[INSTRUCTIONS FOR THE TASK]
Retype nothing but the lines from the start of the material up to and including the line with "plt.rcParams['font.family'] = ['Liberation". Pictures don't belong in the copy.
----------
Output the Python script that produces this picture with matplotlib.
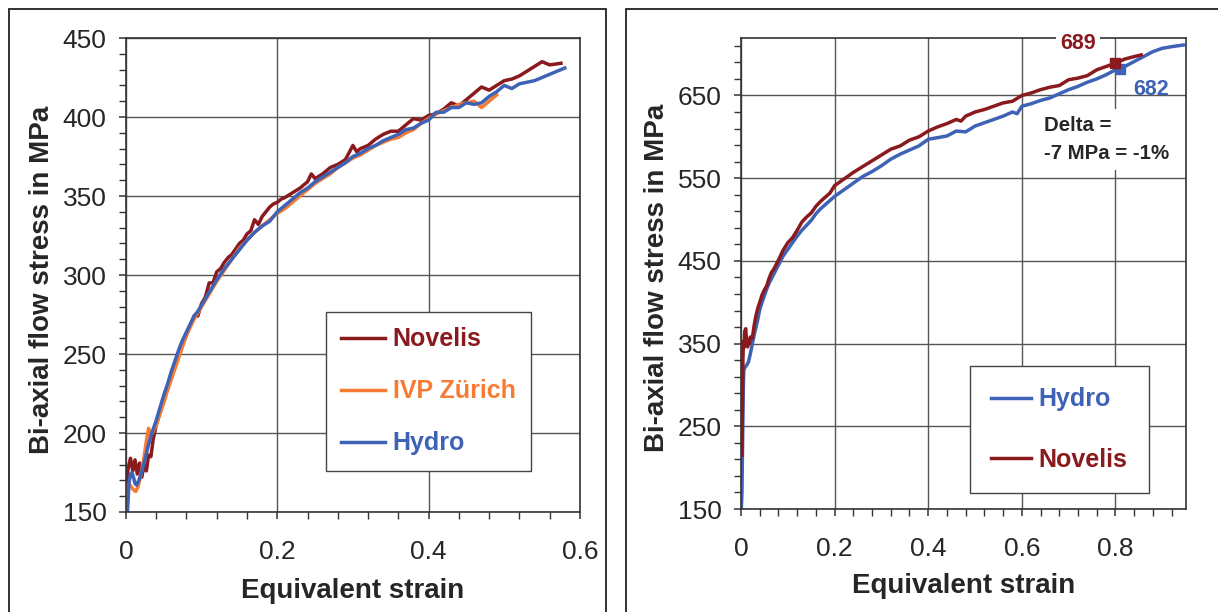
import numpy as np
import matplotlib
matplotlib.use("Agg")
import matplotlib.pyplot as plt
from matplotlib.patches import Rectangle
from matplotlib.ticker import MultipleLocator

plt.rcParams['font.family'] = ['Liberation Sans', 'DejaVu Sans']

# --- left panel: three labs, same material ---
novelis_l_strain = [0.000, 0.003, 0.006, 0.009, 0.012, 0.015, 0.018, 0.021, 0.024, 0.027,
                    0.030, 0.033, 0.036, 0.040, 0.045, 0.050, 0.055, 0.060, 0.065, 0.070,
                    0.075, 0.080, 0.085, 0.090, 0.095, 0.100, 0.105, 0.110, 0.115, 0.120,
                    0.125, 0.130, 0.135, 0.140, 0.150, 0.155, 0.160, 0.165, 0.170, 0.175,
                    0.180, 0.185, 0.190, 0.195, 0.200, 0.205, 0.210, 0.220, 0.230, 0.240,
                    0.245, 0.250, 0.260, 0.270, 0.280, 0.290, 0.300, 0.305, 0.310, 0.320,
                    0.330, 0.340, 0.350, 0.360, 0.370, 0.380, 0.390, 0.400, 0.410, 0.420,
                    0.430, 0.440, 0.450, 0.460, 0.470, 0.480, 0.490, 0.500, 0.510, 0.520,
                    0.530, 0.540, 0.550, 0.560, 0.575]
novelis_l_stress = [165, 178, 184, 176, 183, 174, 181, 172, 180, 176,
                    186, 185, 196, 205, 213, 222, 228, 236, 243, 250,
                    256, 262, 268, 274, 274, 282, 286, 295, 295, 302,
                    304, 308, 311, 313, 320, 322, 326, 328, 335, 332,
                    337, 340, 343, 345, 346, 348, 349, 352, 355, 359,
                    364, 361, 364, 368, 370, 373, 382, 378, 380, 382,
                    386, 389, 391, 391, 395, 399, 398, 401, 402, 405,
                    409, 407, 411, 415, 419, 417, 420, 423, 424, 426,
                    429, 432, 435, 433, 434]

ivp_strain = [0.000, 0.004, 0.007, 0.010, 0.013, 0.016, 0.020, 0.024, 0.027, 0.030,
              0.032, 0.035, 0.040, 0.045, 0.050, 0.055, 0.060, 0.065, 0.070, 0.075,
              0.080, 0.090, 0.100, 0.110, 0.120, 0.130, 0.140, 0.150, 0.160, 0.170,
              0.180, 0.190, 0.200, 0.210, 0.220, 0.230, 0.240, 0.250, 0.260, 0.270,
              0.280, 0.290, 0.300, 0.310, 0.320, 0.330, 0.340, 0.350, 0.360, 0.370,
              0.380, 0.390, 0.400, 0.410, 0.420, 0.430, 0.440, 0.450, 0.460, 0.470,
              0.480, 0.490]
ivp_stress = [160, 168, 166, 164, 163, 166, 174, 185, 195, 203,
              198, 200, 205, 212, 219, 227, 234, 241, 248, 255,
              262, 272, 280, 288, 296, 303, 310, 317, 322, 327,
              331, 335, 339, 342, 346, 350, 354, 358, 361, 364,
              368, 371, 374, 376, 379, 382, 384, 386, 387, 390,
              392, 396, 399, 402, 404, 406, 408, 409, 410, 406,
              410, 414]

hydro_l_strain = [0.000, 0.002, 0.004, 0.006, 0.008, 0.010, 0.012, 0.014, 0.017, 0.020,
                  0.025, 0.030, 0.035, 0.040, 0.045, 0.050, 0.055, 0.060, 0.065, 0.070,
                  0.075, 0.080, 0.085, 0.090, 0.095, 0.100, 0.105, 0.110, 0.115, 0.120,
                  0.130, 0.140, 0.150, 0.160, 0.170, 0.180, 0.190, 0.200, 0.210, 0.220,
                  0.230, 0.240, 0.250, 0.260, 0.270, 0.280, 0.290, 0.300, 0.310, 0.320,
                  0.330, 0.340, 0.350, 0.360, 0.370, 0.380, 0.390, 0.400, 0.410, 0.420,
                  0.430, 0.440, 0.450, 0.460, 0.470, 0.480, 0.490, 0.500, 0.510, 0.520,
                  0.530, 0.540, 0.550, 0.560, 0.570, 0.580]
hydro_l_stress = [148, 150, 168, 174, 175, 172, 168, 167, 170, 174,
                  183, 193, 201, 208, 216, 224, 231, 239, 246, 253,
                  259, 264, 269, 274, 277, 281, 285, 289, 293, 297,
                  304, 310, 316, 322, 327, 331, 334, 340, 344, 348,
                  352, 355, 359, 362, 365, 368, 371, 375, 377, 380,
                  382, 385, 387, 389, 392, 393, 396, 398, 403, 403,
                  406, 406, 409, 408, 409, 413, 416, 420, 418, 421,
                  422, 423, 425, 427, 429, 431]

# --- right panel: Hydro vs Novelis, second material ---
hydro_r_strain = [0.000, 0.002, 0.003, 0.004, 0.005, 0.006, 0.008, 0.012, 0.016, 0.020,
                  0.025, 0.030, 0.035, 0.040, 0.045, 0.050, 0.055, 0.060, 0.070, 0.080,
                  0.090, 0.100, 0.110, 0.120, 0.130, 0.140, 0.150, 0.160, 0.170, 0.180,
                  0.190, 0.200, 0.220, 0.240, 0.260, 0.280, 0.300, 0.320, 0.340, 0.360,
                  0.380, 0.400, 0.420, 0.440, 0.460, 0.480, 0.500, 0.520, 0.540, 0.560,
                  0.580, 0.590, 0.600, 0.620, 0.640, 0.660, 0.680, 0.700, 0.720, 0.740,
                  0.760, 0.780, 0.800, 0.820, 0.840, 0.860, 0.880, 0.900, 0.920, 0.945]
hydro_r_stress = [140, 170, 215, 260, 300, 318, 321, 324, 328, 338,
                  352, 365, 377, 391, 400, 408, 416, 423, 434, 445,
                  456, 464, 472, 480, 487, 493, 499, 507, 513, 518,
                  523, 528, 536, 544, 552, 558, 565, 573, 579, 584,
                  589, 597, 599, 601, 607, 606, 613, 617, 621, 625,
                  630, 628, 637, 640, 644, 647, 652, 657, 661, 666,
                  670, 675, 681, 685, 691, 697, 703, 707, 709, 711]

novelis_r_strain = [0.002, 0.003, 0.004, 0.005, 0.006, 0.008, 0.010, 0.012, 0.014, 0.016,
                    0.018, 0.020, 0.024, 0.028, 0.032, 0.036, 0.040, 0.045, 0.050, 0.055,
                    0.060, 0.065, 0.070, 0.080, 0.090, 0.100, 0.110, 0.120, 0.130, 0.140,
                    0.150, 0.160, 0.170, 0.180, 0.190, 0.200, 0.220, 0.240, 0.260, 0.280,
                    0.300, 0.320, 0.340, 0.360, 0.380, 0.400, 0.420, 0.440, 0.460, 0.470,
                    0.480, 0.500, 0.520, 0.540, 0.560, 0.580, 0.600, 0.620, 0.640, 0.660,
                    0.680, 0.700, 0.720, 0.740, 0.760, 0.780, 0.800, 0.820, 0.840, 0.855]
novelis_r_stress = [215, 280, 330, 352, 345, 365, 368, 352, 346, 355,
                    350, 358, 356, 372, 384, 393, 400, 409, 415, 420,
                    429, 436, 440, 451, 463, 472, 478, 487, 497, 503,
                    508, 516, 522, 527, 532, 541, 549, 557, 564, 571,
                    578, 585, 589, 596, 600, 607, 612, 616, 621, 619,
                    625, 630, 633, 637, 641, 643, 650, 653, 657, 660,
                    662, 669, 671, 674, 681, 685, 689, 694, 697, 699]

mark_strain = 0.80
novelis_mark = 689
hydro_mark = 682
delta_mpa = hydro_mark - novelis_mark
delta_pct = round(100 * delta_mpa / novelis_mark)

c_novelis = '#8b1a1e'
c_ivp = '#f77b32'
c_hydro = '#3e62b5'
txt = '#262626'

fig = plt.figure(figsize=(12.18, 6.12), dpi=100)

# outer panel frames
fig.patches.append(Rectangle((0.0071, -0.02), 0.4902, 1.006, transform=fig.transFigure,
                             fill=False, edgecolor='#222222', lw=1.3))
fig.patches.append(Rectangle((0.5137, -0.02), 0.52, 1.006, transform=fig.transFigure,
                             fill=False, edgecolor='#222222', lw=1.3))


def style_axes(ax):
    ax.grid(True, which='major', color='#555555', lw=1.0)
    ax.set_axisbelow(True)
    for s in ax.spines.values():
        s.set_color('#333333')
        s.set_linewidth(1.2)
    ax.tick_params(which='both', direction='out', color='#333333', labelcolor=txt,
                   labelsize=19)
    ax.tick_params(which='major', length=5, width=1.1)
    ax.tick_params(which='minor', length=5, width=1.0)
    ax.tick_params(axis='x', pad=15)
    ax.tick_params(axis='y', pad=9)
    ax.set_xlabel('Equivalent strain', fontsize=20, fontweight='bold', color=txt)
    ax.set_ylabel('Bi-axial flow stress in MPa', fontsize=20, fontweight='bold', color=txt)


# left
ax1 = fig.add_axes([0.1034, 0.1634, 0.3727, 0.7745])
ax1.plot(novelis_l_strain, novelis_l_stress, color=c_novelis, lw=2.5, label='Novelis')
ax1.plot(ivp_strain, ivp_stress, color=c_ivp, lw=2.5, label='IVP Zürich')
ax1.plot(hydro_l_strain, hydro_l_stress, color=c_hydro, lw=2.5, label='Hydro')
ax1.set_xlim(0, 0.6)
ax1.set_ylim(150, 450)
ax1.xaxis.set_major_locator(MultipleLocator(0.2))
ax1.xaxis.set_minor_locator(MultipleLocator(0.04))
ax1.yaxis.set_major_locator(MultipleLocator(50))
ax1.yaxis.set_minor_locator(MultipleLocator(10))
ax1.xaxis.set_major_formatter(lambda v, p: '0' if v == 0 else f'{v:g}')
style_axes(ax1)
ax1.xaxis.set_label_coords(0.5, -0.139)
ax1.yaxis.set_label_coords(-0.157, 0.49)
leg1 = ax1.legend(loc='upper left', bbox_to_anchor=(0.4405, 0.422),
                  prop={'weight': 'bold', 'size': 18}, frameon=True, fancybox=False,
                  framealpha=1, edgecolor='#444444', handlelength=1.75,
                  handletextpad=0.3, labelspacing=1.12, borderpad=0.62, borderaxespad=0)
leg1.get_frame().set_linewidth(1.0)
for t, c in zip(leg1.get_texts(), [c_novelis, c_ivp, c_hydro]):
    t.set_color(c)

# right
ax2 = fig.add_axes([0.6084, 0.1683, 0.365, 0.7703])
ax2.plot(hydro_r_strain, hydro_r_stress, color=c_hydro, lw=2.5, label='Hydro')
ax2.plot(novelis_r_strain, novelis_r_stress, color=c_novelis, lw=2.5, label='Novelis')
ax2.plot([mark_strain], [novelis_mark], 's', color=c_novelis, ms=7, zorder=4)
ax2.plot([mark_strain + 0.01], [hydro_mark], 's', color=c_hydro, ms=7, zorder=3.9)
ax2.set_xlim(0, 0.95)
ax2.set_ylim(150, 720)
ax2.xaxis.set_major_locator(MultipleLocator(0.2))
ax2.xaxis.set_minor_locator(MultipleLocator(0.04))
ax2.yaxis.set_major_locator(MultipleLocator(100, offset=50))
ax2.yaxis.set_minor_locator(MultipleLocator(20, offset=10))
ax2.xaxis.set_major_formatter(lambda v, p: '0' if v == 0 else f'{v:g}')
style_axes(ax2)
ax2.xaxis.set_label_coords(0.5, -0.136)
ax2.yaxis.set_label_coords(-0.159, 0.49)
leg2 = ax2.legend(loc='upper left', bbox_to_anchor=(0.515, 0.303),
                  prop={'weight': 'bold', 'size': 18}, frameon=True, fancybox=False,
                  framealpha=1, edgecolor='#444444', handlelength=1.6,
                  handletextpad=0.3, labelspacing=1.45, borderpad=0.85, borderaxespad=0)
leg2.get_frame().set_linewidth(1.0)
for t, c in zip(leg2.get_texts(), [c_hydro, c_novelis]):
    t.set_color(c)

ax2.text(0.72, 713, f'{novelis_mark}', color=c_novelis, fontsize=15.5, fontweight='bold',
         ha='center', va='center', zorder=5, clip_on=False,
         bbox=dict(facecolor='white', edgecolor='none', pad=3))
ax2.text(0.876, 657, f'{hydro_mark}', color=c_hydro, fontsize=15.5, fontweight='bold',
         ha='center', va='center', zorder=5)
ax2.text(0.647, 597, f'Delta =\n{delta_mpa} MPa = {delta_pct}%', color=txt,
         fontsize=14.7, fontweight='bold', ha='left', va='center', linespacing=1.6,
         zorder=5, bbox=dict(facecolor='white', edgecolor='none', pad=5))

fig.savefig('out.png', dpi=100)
----------
[OUTPUT FOR THIS EXERCISE]
Output the Python script that produces this picture with matplotlib.
import numpy as np
import matplotlib
matplotlib.use("Agg")
import matplotlib.pyplot as plt
from matplotlib.patches import Rectangle
from matplotlib.ticker import MultipleLocator

plt.rcParams['font.family'] = ['Liberation Sans', 'DejaVu Sans']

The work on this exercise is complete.